Real-World Applications
I've used this package in several production applications:
Automated Content Generation
A system generating thousands of product descriptions daily. Key features used:
- Connection pooling for high throughput
- Cost tracking for billing
- Retries for reliability
Interactive Chat Applications
Real-time chat applications requiring:
- Streaming responses
- Low latency
- Error resilience
Batch Processing Systems
Large-scale document processing using:
- Multiple providers
- Budget management
- Detailed usage tracking
What's Next
While the package is already being used in production, there's more to come:
Short Term
- Enhanced cost tracking across different pricing tiers
- Better model handling and automatic selection
- Support for more LLM providers
- Improved metrics and monitoring
Long Term
- Automatic provider failover
- Smart request routing
- Advanced budget controls
- Performance optimization tools
Best Practices and Tips
From my experience using this package in production, here are some recommendations:
- Start with conservative retry settings
- Monitor your token usage closely
- Set up budget alerts well below your actual limits
- Use streaming for interactive applications
- Implement proper error handling in your application
Conclusion
Building this package has significantly simplified my LLM integrations. Instead of rewriting the same boilerplate code for each project, I can focus on building the actual features I need. If you're working with LLMs in Go, feel free to check out the package and contribute.

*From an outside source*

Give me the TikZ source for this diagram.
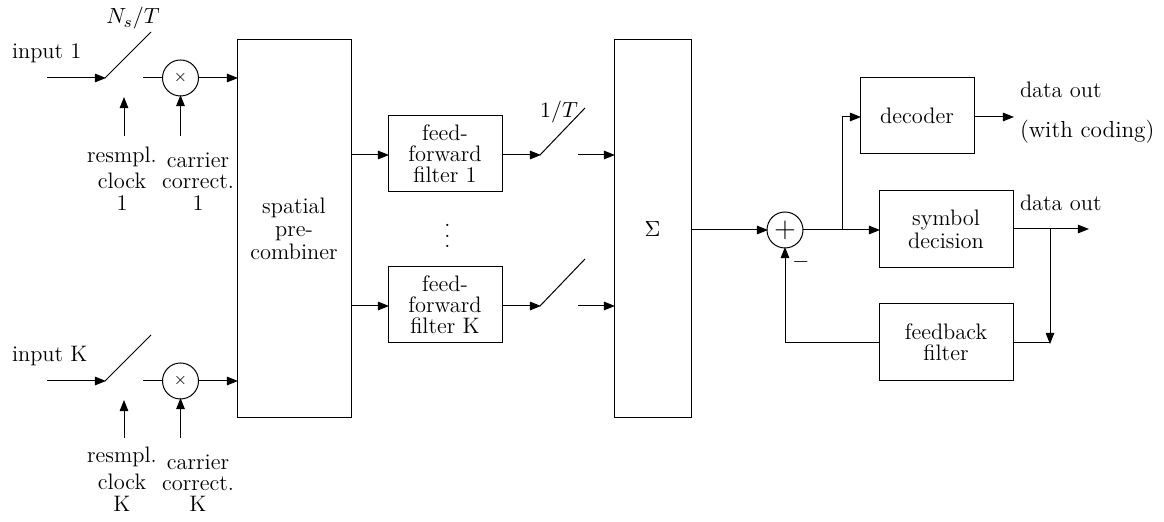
\documentclass[tikz,border=0pt]{standalone}
\usetikzlibrary{arrows.meta}
\tikzset{
  x=0.5pt,y=-0.5pt,
  every node/.style={font=\fontsize{11.2}{10.5}\selectfont,inner sep=0pt,outer sep=0pt,align=center},
  wire/.style={line width=0.5pt},
  flow/.style={wire,-{Triangle[length=5.6pt,width=4.3pt]},shorten >=-0.5pt},
  block/.style={draw,line width=0.5pt,rectangle},
  mixer/.style={draw,circle,line width=0.5pt,minimum size=18pt},
  lbl/.style={anchor=base},
  lleft/.style={anchor=base west}
}
\newcommand{\boxat}[6]{\node[block,minimum width=#4*0.5pt,minimum height=#5*0.5pt] (#1) at (#2,#3) {#6};}
\begin{document}
\begin{tikzpicture}
\useasboundingbox (0,-1) rectangle (1164,521);

% blocks
\boxat{spatial}{294}{228}{114}{378}{spatial\\[1pt]pre-\\[1pt]combiner}
\boxat{ff1}{445}{153}{114}{76}{feed-\\forward\\filter 1}
\boxat{ffk}{445}{304}{114}{76}{feed-\\forward\\filter K}
\boxat{sum}{652.5}{228}{77}{378}{$\Sigma$}
\boxat{decoder}{917}{115}{114}{76}{decoder}
\boxat{symbol}{946}{228.5}{134}{77}{symbol\\[1pt]decision}
\boxat{fb}{946}{341.5}{134}{77}{feedback\\filter}

% mixers and adder
\node[mixer] (mix1) at (180.5,77) {\footnotesize$\times$};
\node[mixer] (mixk) at (180.5,380) {\footnotesize$\times$};
\node[mixer] (add) at (785,229) {\fontsize{14}{14}\selectfont$+$};

% anchors of free ends
\coordinate (in1) at (47,77);
\coordinate (s1a) at (105,77);
\coordinate (s1b) at (151,31);
\coordinate (s1c) at (143,77);
\coordinate (sp1) at (spatial.west |- mix1);
\coordinate (ink) at (47,380);
\coordinate (ska) at (105,380);
\coordinate (skb) at (151,334);
\coordinate (skc) at (143,380);
\coordinate (spk) at (spatial.west |- mixk);
\coordinate (c1a) at (124,135);
\coordinate (c1b) at (124,97);
\coordinate (ckb) at (124,400);
\coordinate (cka) at (124,437);
\coordinate (m1a) at (180.5,135);
\coordinate (mka) at (180.5,437);
\coordinate (f1i) at (388,154);
\coordinate (fki) at (388,305);
\coordinate (o1) at (spatial.east |- f1i);
\coordinate (ok) at (spatial.east |- fki);
\coordinate (t1a) at (540,154);
\coordinate (t1b) at (585,107);
\coordinate (t1c) at (578,154);
\coordinate (tka) at (540,305);
\coordinate (tkb) at (585,258);
\coordinate (tkc) at (578,305);
\coordinate (f1o) at (502,154);
\coordinate (fko) at (502,305);
\coordinate (sm1) at (614,154);
\coordinate (smk) at (614,305);
\coordinate (smo) at (691,229);
\coordinate (jn) at (842,229);
\coordinate (jt) at (842,116);
\coordinate (symi) at (879,229);
\coordinate (deci) at (860,116);
\coordinate (deco) at (974,116);
\coordinate (dout1) at (1013,116);
\coordinate (symo) at (1013,228);
\coordinate (dout2) at (1088,228);
\coordinate (jr) at (1050,228);
\coordinate (jrb) at (1050,342);
\coordinate (fbo) at (1013,342);
\coordinate (fbi) at (879,342);
\coordinate (fbc) at (785,342);

% connectors, upper input
\draw[flow] (in1) -- (s1a);
\draw[wire] (s1a) -- (s1b);
\draw[wire] (s1c) -- (mix1);
\draw[flow] (mix1) -- (sp1);
\draw[flow] (c1a) -- (c1b);
\draw[flow] (m1a) -- (mix1);
% lower input
\draw[flow] (ink) -- (ska);
\draw[wire] (ska) -- (skb);
\draw[wire] (skc) -- (mixk);
\draw[flow] (mixk) -- (spk);
\draw[flow] (cka) -- (ckb);
\draw[flow] (mka) -- (mixk);
% filters
\draw[flow] (o1) -- (f1i);
\draw[flow] (ok) -- (fki);
\draw[flow] (f1o) -- (t1a);
\draw[wire] (t1a) -- (t1b);
\draw[flow] (t1c) -- (sm1);
\draw[flow] (fko) -- (tka);
\draw[wire] (tka) -- (tkb);
\draw[flow] (tkc) -- (smk);
% output
\draw[flow] (smo) -- (add);
\draw[flow] (add.east |- jn) -- (symi);
\draw[flow] (jn) -- (jt) -- (deci);
\draw[flow] (deco) -- (dout1);
\draw[flow] (symo) -- (dout2);
\draw[flow] (jr) -- (jrb);
\draw[wire] (fbo) -- (jrb);
\draw[flow] (fbi) -- (fbc) -- (add);

% labels
\node[lleft] (l1) at (12,58) {input 1};
\node[lleft] (lk) at (12,361) {input K};
\node[lbl] (ns) at (133,23) {$N_s/T$};
\node[lbl] (onet) at (559,117) {$1/T$};
\node[lbl] (r11) at (122,162) {resmpl.};
\node[lbl] (r12) at (122,188) {clock};
\node[lbl] (r13) at (122,210) {1};
\node[lbl] (c11) at (198,167) {carrier};
\node[lbl] (c12) at (198,188) {correct.};
\node[lbl] (c13) at (198,210) {1};
\node[lbl] (rk1) at (122,462) {resmpl.};
\node[lbl] (rk2) at (122,489) {clock};
\node[lbl] (rk3) at (122,511) {K};
\node[lbl] (ck1) at (198,469) {carrier};
\node[lbl] (ck2) at (198,490) {correct.};
\node[lbl] (ck3) at (198,511) {K};
\node[font=\fontsize{11.2}{5.25}\selectfont] (dots) at (447.5,235) {.\\.\\.};
\node[lleft] (d1) at (1020,97) {data out};
\node[lleft,font=\fontsize{11.6}{10.5}\selectfont] (d2) at (1020,137) {(with coding)};
\node[lleft] (d3) at (1020,210) {data out};
\node (minus) at (801,261) {$-$};
\end{tikzpicture}
\end{document}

Like my approach to CI/CD deployment, this is open source and available for anyone to use and improve. The more we can standardize these patterns, the better our LLM integrations will become.
The future of LLM integration is about making these powerful tools more accessible and reliable. With proper abstractions and production-ready features, we can focus on building innovative applications instead of worrying about the underlying infrastructure.